Quoting Sharansky, “Germany and Japan didn’t have elections in 1945, either,” he claimed. “Elections are the end of the building process of a free society, not the beginning.”



“Violent Rhetoric or Flush Toilets”:
Democracy may not be a perfect defense against the Mafia — obviously, it is not. American mobsters exist. They intimidate judges in New Jersey, own aldermen in Chicago, and slide cash to congressmen via K Street. Democracies, however, tend to marginalize gangsters, in the same way they tend to marginalize political extremists. With checks and balances like the rule of law, the free press and electoral politics, Al Capones and Jack Abramoffs end up in jail. Even a president can lose his law license for “misleading” a federal judge.

Democracy is no perfect defense against religious and ethnic terrorists, either.
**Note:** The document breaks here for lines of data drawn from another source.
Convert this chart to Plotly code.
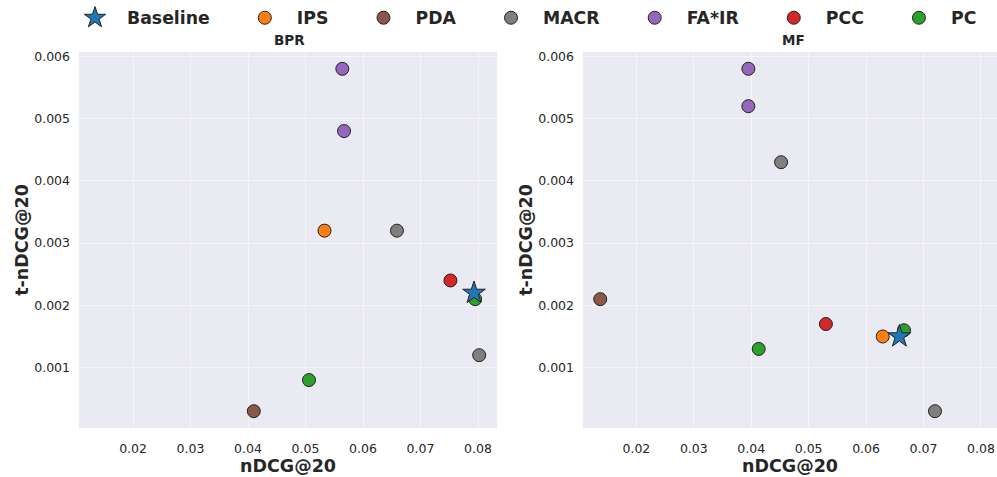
import plotly.graph_objects as go

# Methods and their style
methods = ["Baseline", "IPS", "PDA", "MACR", "FA*IR", "PCC", "PC"]
colors = {
    "Baseline": "#1f77b4", "IPS": "#ff7f0e", "PDA": "#8c564b", "MACR": "#7f7f7f",
    "FA*IR": "#9467bd", "PCC": "#d62728", "PC": "#2ca02c",
}

# BPR backbone: (nDCG@20, t-nDCG@20) per method
bpr_ndcg = {
    "Baseline": [0.0793], "IPS": [0.0533], "PDA": [0.0410], "MACR": [0.0659, 0.0802],
    "FA*IR": [0.0564, 0.0567], "PCC": [0.0752], "PC": [0.0795, 0.0506],
}
bpr_tndcg = {
    "Baseline": [0.0022], "IPS": [0.0032], "PDA": [0.0003], "MACR": [0.0032, 0.0012],
    "FA*IR": [0.0058, 0.0048], "PCC": [0.0024], "PC": [0.0021, 0.0008],
}

# MF backbone
mf_ndcg = {
    "Baseline": [0.0658], "IPS": [0.0629], "PDA": [0.0137], "MACR": [0.0452, 0.0720],
    "FA*IR": [0.0395, 0.0395], "PCC": [0.0530], "PC": [0.0666, 0.0413],
}
mf_tndcg = {
    "Baseline": [0.0015], "IPS": [0.0015], "PDA": [0.0021], "MACR": [0.0043, 0.0003],
    "FA*IR": [0.0058, 0.0052], "PCC": [0.0017], "PC": [0.0016, 0.0013],
}

x_ticks = [0.02, 0.03, 0.04, 0.05, 0.06, 0.07, 0.08]
y_ticks = [0.001, 0.002, 0.003, 0.004, 0.005, 0.006]

FONT = "DejaVu Sans"
W, H = 997, 477

fig = go.Figure()

# draw non-baseline methods first so the star sits on top
order = ["IPS", "PDA", "MACR", "FA*IR", "PCC", "PC", "Baseline"]
legend_rank = {m: i for i, m in enumerate(methods)}


def legend_label(m):
    # widen the gap between marker and text, and between entries
    trail = "" if m == methods[-1] else "     "
    return "  " + m + trail


for panel, (xs, ys) in enumerate([(bpr_ndcg, bpr_tndcg), (mf_ndcg, mf_tndcg)]):
    xa = "x" if panel == 0 else "x2"
    ya = "y" if panel == 0 else "y2"
    for m in order:
        star = m == "Baseline"
        fig.add_trace(go.Scatter(
            x=xs[m], y=ys[m], mode="markers", name=legend_label(m),
            legendgroup=m, showlegend=(panel == 0), legendrank=legend_rank[m],
            xaxis=xa, yaxis=ya,
            marker=dict(
                symbol="star" if star else "circle",
                size=17 if star else 13,
                color=colors[m],
                line=dict(color="#222222", width=1),
            ),
        ))

axis_common = dict(
    showgrid=True, gridcolor="rgba(255,255,255,0.5)", gridwidth=1, zeroline=False,
    showline=False, ticks="",
    tickfont=dict(family=FONT, size=12.5, color="#262626"),
)

x_title = dict(text="<b>nDCG@20</b>", font=dict(family=FONT, size=17.5, color="#262626"), standoff=3)
y_title = dict(text="<b>t-nDCG@20</b>", font=dict(family=FONT, size=17.5, color="#262626"), standoff=1)

fig.update_layout(
    width=W, height=H,
    margin=dict(l=0, r=0, t=0, b=0, autoexpand=False),
    paper_bgcolor="white",
    plot_bgcolor="#EAEAF2",
    font=dict(family=FONT, color="#262626"),
    xaxis=dict(domain=[79 / W, 497 / W], range=[0.0106, 0.0833], tickvals=x_ticks,
               tickformat=".2f", anchor="y", title=x_title, ticklabelstandoff=11, **axis_common),
    yaxis=dict(domain=[1 - 428 / H, 1 - 52 / H], range=[0.00003, 0.00607], tickvals=y_ticks,
               tickformat=".3f", anchor="x", title=y_title, ticklabelstandoff=8, **axis_common),
    xaxis2=dict(domain=[583 / W, 1.0], range=[0.0107, 0.0828], tickvals=x_ticks,
                tickformat=".2f", anchor="y2", title=x_title, ticklabelstandoff=11, **axis_common),
    yaxis2=dict(domain=[1 - 428 / H, 1 - 52 / H], range=[0.00003, 0.00607], tickvals=y_ticks,
                tickformat=".3f", anchor="x2", title=y_title, ticklabelstandoff=8, **axis_common),
    legend=dict(
        orientation="h", x=75 / W, y=1 - 18 / H, xanchor="left", yanchor="middle",
        font=dict(family=FONT, size=17.3, color="#262626", weight="bold"),
        bgcolor="rgba(0,0,0,0)", traceorder="normal",
    ),
    annotations=[
        dict(text="<b>BPR</b>", x=289 / W, y=1 - 40 / H, xref="paper", yref="paper",
             xanchor="center", yanchor="middle",
             showarrow=False, font=dict(family=FONT, size=13.5, color="#262626")),
        dict(text="<b>MF</b>", x=793 / W, y=1 - 40 / H, xref="paper", yref="paper",
             xanchor="center", yanchor="middle",
             showarrow=False, font=dict(family=FONT, size=13.5, color="#262626")),
    ],
)

fig.write_html("out.html")
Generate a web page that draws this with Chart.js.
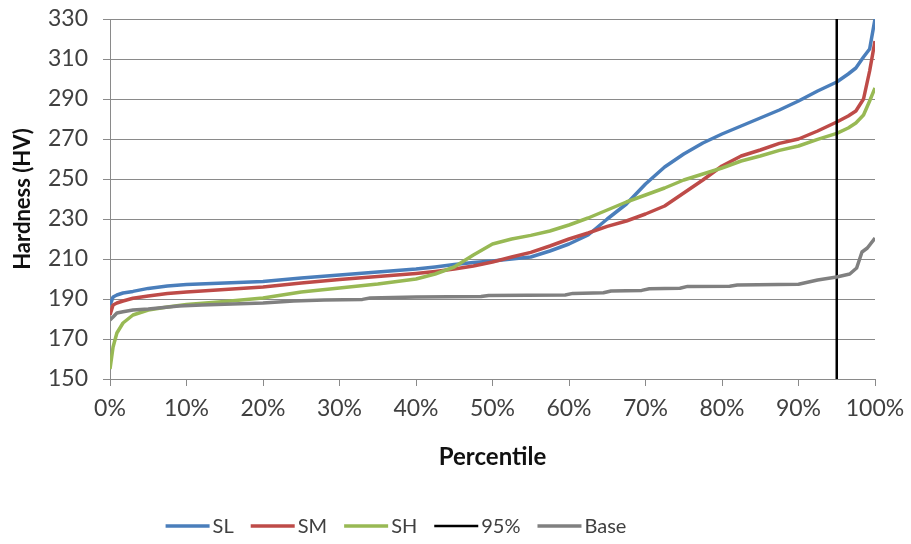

Hamas won an election, soundly drubbing secular Fatah.

Democracy is flawed — the other choices, however, are fatal.



“DEMOCRACY AND VIOLENCE GO TOGETHER LIKE BUSH AND LIES”: Re the claim that democracy and violence are incompatible:
it nearly made me choke over my breakfast.
The hypocrisy of it all. . . . As if democracy and violence do not go simply and always hand in hand. Which present day democratic state does not employ violence and terror?

RJR: I give this link just to show that I am not making up the incredibly ignorant, if not ideologically dogmatic, opposition to the democratic peace.



“Facts vs. Fiction: A Report from the Front “ By Karl Zinsmeister, author of Dawn Over Baghdad:
Well, nearly every war is riddled with disappointment and pain, Iraq certainly included. But judged fairly, Iraq has been much less costly and debacle-ridden than the Civil War, World War II, Korea, and the Cold War, each considered in retrospect to have been noble successes.